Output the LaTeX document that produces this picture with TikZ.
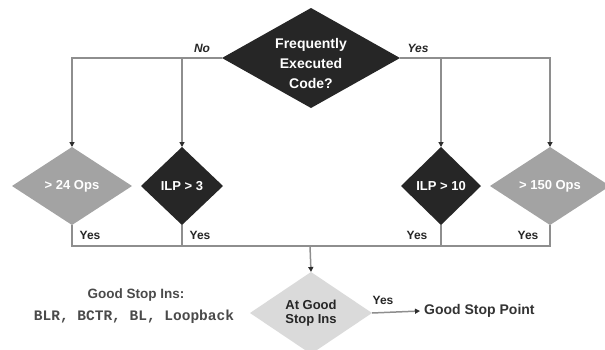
\documentclass[tikz,border=0pt]{standalone}
\usepackage{fontspec}
\setmainfont{Liberation Sans}
\newfontfamily\codefont{Liberation Mono}
\usetikzlibrary{shapes.geometric,arrows.meta}
\definecolor{linegray}{HTML}{8E8E8E}
\definecolor{tipdark}{HTML}{2E2E2E}
\definecolor{darkfill}{HTML}{262626}
\definecolor{midfill}{HTML}{A3A3A3}
\definecolor{lightfill}{HTML}{DADADA}
\definecolor{textgray}{HTML}{4A4A4A}
\tikzset{
  line/.style={draw=linegray, line width=1.5pt},
  arr/.style={line, -{Triangle[length=5pt,width=5pt,color=tipdark]}},
  dia/.style={diamond, inner sep=0pt, outer sep=0pt, align=center,
    font=\bfseries\fontsize{13}{15}\selectfont},
  darkdia/.style={dia, fill=darkfill, text=white},
  middia/.style={dia, fill=midfill, text=white},
  lbl/.style={font=\bfseries\itshape\fontsize{12}{14}\selectfont, text=black!85, inner sep=0pt},
  ylbl/.style={font=\bfseries\fontsize{12}{14}\selectfont, text=black!85, inner sep=0pt},
  note/.style={font=\bfseries\fontsize{13.5}{15}\selectfont, text=textgray, inner sep=0pt},
}
\begin{document}
\begin{tikzpicture}[x=1pt, y=-1pt]
\useasboundingbox (0,0) rectangle (605,349);

% decision diamonds
\node[darkdia, minimum width=178pt, minimum height=100pt] (freq) at (311,58) {};
\node[align=center, text=white, inner sep=0pt,
      font=\bfseries\fontsize{14}{20}\selectfont] (freqtext)
      at ([yshift=-5pt]freq.center) {Frequently\\Executed\\Code?};
\node[middia, minimum width=120pt, minimum height=78pt] (ops24) at (72,186) {> 24 Ops};
\node[darkdia, minimum width=82pt, minimum height=78pt] (ilp3) at (182,186) {ILP > 3};
\node[darkdia, minimum width=80pt, minimum height=78pt] (ilp10) at (441,186) {ILP > 10};
\node[middia, minimum width=120pt, minimum height=78pt] (ops150) at (550,186) {> 150 Ops};
\node[dia, fill=lightfill, text=black!85, minimum width=122pt, minimum height=82pt,
      font=\bfseries\fontsize{13}{14}\selectfont] (goodq) at (311,313) {At Good\\Stop Ins};

% side notes
\node[note] (insnhead) at (136,295) {Good Stop Ins:};
\node[note, font=\codefont\bfseries\fontsize{14.5}{16}\selectfont] (insnlist) at (134,317)
      {BLR, BCTR, BL, Loopback};
\node[note, anchor=west, inner xsep=4pt, text=black!80,
      font=\bfseries\fontsize{14}{16}\selectfont] (stoppt) at (420,311) {Good Stop Point};

% branches from the top decision
\draw[arr] (freq.west) -| (ops24.north);
\draw[arr] (freq.west) -| (ilp3.north);
\draw[arr] (freq.east) -| (ilp10.north);
\draw[arr] (freq.east) -| (ops150.north);
\node[lbl] (nolbl) at (202,48) {No};
\node[lbl] (yeslbl) at (418,48) {Yes};

% merging the Yes exits
\coordinate (join) at (310,246);
\draw[line] (ops24.south) |- (join);
\draw[line] (ilp3.south) |- (join);
\draw[line] (ilp10.south) |- (join);
\draw[line] (ops150.south) |- (join);
\node[ylbl] (y1) at (90,235) {Yes};
\node[ylbl] (y2) at (200,235) {Yes};
\node[ylbl] (y3) at (417,235) {Yes};
\node[ylbl] (y4) at (528,235) {Yes};
\draw[arr] (join) -- (goodq.north);

% final outcome
\draw[arr] (goodq.east) -- (stoppt.west);
\node[ylbl] (y5) at (383,300) {Yes};
\end{tikzpicture}
\end{document}
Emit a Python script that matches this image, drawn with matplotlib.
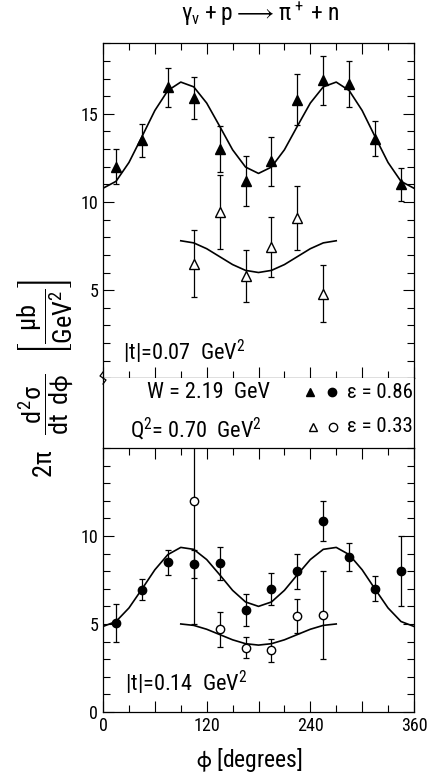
import numpy as np
import matplotlib.pyplot as plt
from matplotlib.ticker import MultipleLocator
from matplotlib.lines import Line2D

# narrow font like the original typesetting, DejaVu as fallback
plt.rcParams['font.family'] = ['Roboto Condensed', 'Liberation Sans Narrow', 'DejaVu Sans']
plt.rcParams['mathtext.default'] = 'regular'

# data
phi = [15, 45, 75, 105, 135, 165, 195, 225, 255, 285, 315, 345]
phi_lo = [105, 135, 165, 195, 225, 255]

# |t| = 0.07, eps = 0.86 (filled triangles) and eps = 0.33 (open triangles)
top_hi = [12.0, 13.5, 16.5, 15.9, 13.0, 11.2, 12.3, 15.8, 16.9, 16.7, 13.6, 11.0]
top_hi_err = [1.0, 0.95, 1.1, 1.2, 1.3, 1.4, 1.4, 1.45, 1.4, 1.3, 1.0, 0.95]
top_lo = [6.5, 9.45, 5.8, 7.45, 9.1, 4.8]
top_lo_err = [1.9, 2.1, 1.5, 1.7, 1.8, 1.6]

# |t| = 0.14, eps = 0.86 (filled circles) and eps = 0.33 (open circles)
bot_hi = [5.05, 6.95, 8.5, 8.4, 8.45, 5.8, 7.0, 8.0, 10.85, 8.8, 7.0, 8.0]
bot_hi_err = [1.1, 0.6, 0.7, 0.8, 0.95, 0.9, 0.9, 1.0, 1.15, 0.8, 0.7, 2.0]
bot_lo = [12.0, 4.7, 3.65, 3.5, 5.45, 5.5]
bot_lo_err_dn = [7.0, 1.0, 0.6, 0.65, 0.95, 2.5]
bot_lo_err_up = [4.0, 1.0, 0.6, 0.65, 0.95, 2.5]

# fitted curves as drawn
fit_phi = list(range(0, 361, 15))
fit_phi_lo = list(range(90, 271, 15))
top_hi_fit = [10.78, 11.17, 12.24, 13.70, 15.19, 16.32, 16.80, 16.53, 15.61, 14.30, 12.96, 11.98, 11.62,
              11.98, 12.96, 14.30, 15.61, 16.53, 16.80, 16.32, 15.19, 13.70, 12.24, 11.17, 10.78]
top_lo_fit = [7.8, 7.68, 7.35, 6.9, 6.45, 6.12, 6.0, 6.12, 6.45, 6.9, 7.35, 7.68, 7.8]
bot_hi_fit = [4.86, 5.14, 5.91, 6.98, 8.08, 8.94, 9.35, 9.24, 8.66, 7.80, 6.91, 6.25, 6.0,
              6.25, 6.91, 7.80, 8.66, 9.24, 9.35, 8.94, 8.08, 6.98, 5.91, 5.14, 4.86]
bot_lo_fit = [5.0, 4.92, 4.7, 4.4, 4.1, 3.88, 3.8, 3.88, 4.1, 4.4, 4.7, 4.92, 5.0]

x_ticks = [0, 60, 120, 180, 240, 300, 360]
x_labels = ['0', '', '120', '', '240', '', '360']

fig = plt.figure(figsize=(4.33, 7.8), dpi=100)
ax_top = fig.add_axes([0.238, 0.515, 0.718, 0.4295])
ax_mid = fig.add_axes([0.238, 0.426, 0.718, 0.089])
ax_bot = fig.add_axes([0.238, 0.0872, 0.718, 0.3385])

eb = dict(color='black', lw=0.9, capsize=2.5, elinewidth=0.9, capthick=0.9, ls='none')


def style(ax, ymax, ymajor):
    ax.set_xlim(0, 360)
    ax.set_ylim(0, ymax)
    ax.set_xticks(x_ticks)
    ax.xaxis.set_minor_locator(MultipleLocator(30))
    ax.set_yticks(ymajor)
    ax.yaxis.set_minor_locator(MultipleLocator(1))
    ax.tick_params(which='both', direction='in', top=True, right=True, width=0.8, labelsize=13)
    ax.tick_params(which='major', length=8)
    ax.tick_params(which='minor', length=5)
    for s in ax.spines.values():
        s.set_linewidth(0.9)


# top panel
style(ax_top, 19, [5, 10, 15])
ax_top.plot(fit_phi, top_hi_fit, color='black', lw=1.2)
ax_top.plot(fit_phi_lo, top_lo_fit, color='black', lw=1.2)
ax_top.errorbar(phi, top_hi, yerr=top_hi_err, marker='^', ms=7, mfc='black', mec='black', **eb)
ax_top.errorbar(phi_lo, top_lo, yerr=top_lo_err, marker='^', ms=7, mfc='white', mec='black', **eb)
ax_top.set_xticklabels([])
ax_top.text(0.064, 0.078, '|t|=0.07  GeV$^2$', transform=ax_top.transAxes, fontsize=16, va='center')

# bottom panel
style(ax_bot, 15, [0, 5, 10])
ax_bot.plot(fit_phi, bot_hi_fit, color='black', lw=1.2)
ax_bot.plot(fit_phi_lo, bot_lo_fit, color='black', lw=1.2)
ax_bot.errorbar(phi, bot_hi, yerr=bot_hi_err, marker='o', ms=6, mfc='black', mec='black', **eb)
ax_bot.errorbar(phi_lo, bot_lo, yerr=[bot_lo_err_dn, bot_lo_err_up], marker='o', ms=6,
                mfc='white', mec='black', **eb)
ax_bot.set_xticklabels(x_labels)
ax_bot.text(0.07, 0.11, '|t|=0.14  GeV$^2$', transform=ax_bot.transAxes, fontsize=16, va='center')

# middle band with kinematics
ax_mid.set_xlim(0, 360)
ax_mid.set_ylim(0, 1)
ax_mid.set_xticks([])
ax_mid.set_yticks([])
ax_mid.spines['top'].set_visible(False)
ax_mid.spines['bottom'].set_visible(False)
for s in ax_mid.spines.values():
    s.set_linewidth(0.9)
ax_mid.text(0.141, 0.8, 'W = 2.19  GeV', transform=ax_mid.transAxes, fontsize=16, va='center')
ax_mid.text(0.087, 0.27, 'Q$^2$= 0.70  GeV$^2$', transform=ax_mid.transAxes, fontsize=16, va='center')
ax_mid.plot([240], [0.8], ls='none', marker='^', ms=6, color='black')
ax_mid.plot([265], [0.8], ls='none', marker='o', ms=6, color='black')
ax_mid.plot([243], [0.3], ls='none', marker='^', ms=6, mfc='white', mec='black')
ax_mid.plot([266], [0.3], ls='none', marker='o', ms=6, mfc='white', mec='black')
ax_mid.text(0.997, 0.8, 'ε = 0.86', transform=ax_mid.transAxes, fontsize=15, va='center', ha='right')
ax_mid.text(0.997, 0.3, 'ε = 0.33', transform=ax_mid.transAxes, fontsize=15, va='center', ha='right')

# small break mark on the left axis
fig.add_artist(Line2D([103 / 433, 100 / 433, 106 / 433, 103 / 433],
                      [1 - 372 / 780, 1 - 376 / 780, 1 - 380 / 780, 1 - 384 / 780],
                      color='black', lw=0.9))

fig.text(0.600, 0.982, r'$\gamma_v + p \longrightarrow \pi^+ + n$', fontsize=17, ha='center', va='center')
fig.text(0.577, 0.026, r'$\phi$ [degrees]', fontsize=17, ha='center', va='center')
fig.text(0.105, 0.515, r'$2\pi\ \ \dfrac{d^2\sigma}{dt\ d\phi}\ \ \left[\dfrac{\mu b}{GeV^2}\right]$',
         rotation=90, fontsize=19, ha='center', va='center')

fig.savefig('out.png', dpi=100)
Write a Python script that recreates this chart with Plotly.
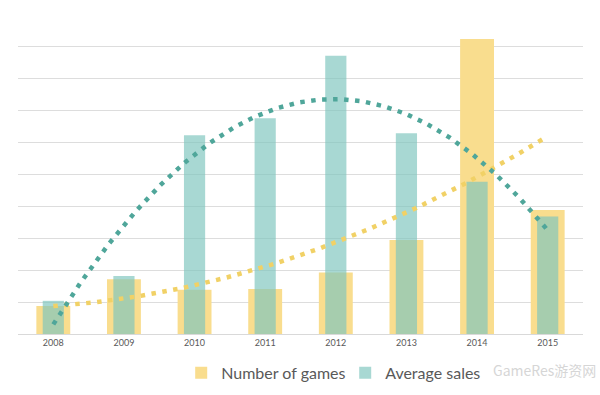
import numpy as np
import plotly.graph_objects as go

years = [2008, 2009, 2010, 2011, 2012, 2013, 2014, 2015]
tick_labels = ["2008", "2009", "2010", "2011", "2012", "2013", "2014", "2015"]
number_of_games = [0.88, 1.72, 1.39, 1.41, 1.93, 2.95, 9.25, 3.89]
average_sales = [1.04, 1.82, 6.23, 6.76, 8.72, 6.29, 4.77, 3.68]

YELLOW = "#F9DD8E"
TEAL = "rgba(125,197,190,0.67)"
YELLOW_DOT = "#F1D166"
TEAL_DOT = "#4FA69A"

# quadratic trendlines fitted to the data (as in the source chart)
xs = np.linspace(years[0], years[-1], 400)
t = np.array(years, dtype=float)
games_fit = np.polyval(np.polyfit(t, number_of_games, 2), xs)
sales_fit = np.polyval(np.polyfit(t, average_sales, 2), xs)

fig = go.Figure()
fig.add_trace(go.Bar(x=years, y=number_of_games, width=0.48, name="Number of games",
                     marker=dict(color=YELLOW, line=dict(width=0))))
fig.add_trace(go.Bar(x=years, y=average_sales, width=0.30, name="Average sales",
                     marker=dict(color=TEAL, line=dict(width=0))))
fig.add_trace(go.Scatter(x=xs, y=games_fit, mode="lines", showlegend=False, hoverinfo="skip",
                         line=dict(color=YELLOW_DOT, width=4.5, dash="4.5px,6.5px")))
fig.add_trace(go.Scatter(x=xs, y=sales_fit, mode="lines", showlegend=False, hoverinfo="skip",
                         line=dict(color=TEAL_DOT, width=4.5, dash="4.5px,6.5px")))

fig.update_layout(
    width=600, height=395,
    margin=dict(l=18, r=17, t=15, b=61, autoexpand=False),
    paper_bgcolor="white", plot_bgcolor="white",
    barmode="overlay",
    hovermode=False,
    font=dict(family="Lato, Noto Sans, sans-serif", color="#595959"),
    xaxis=dict(range=[2007.5, 2015.5], tickvals=years, ticktext=tick_labels,
               showgrid=False, zeroline=False, showline=True, linecolor="#D9D9D9",
               linewidth=1, ticks="", tickfont=dict(size=9, color="#595959")),
    yaxis=dict(range=[0, 10.0], dtick=1, showgrid=True, gridcolor="#DDDDDD", gridwidth=1,
               zeroline=False, showticklabels=False, ticks=""),
    legend=dict(orientation="h", xref="container", yref="container",
                x=0.302, xanchor="left", y=0.056, yanchor="middle",
                entrywidth=119, entrywidthmode="pixels",
                font=dict(size=16, color="#595959"), bgcolor="rgba(0,0,0,0)",
                traceorder="normal"),
    showlegend=True,
)

# source watermark, shrunk and moved beside the legend so it does not cover it
fig.add_annotation(text="GameRes游资网", xref="paper", yref="paper", x=1.026, y=-0.112,
                   xanchor="right", yanchor="middle", showarrow=False,
                   font=dict(size=14, color="#D6D6D6",
                             family="Noto Sans CJK SC, Noto Sans, sans-serif"))

fig.write_html("out.html", config={"displayModeBar": False, "staticPlot": True},
               post_script="document.body.style.margin='0';")
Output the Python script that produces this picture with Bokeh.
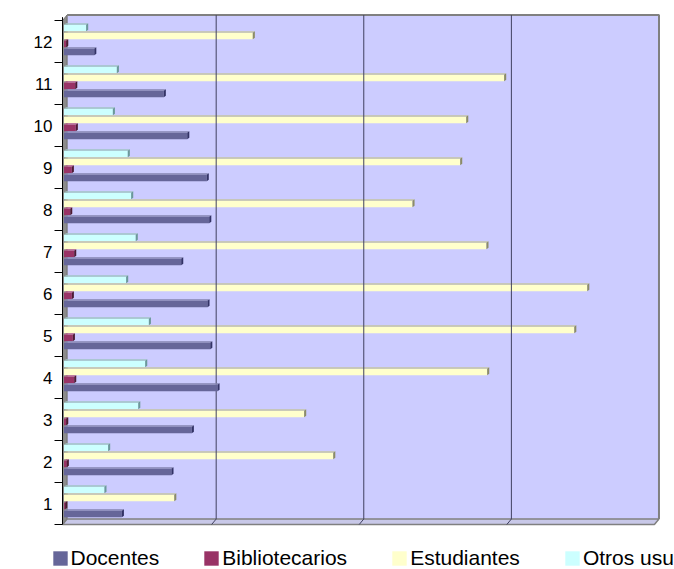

#####

PROBLEM STATEMENT: Work out how many lines of the data above hold the word "Python", and write only the count.

RESULT OF THE TASK: 3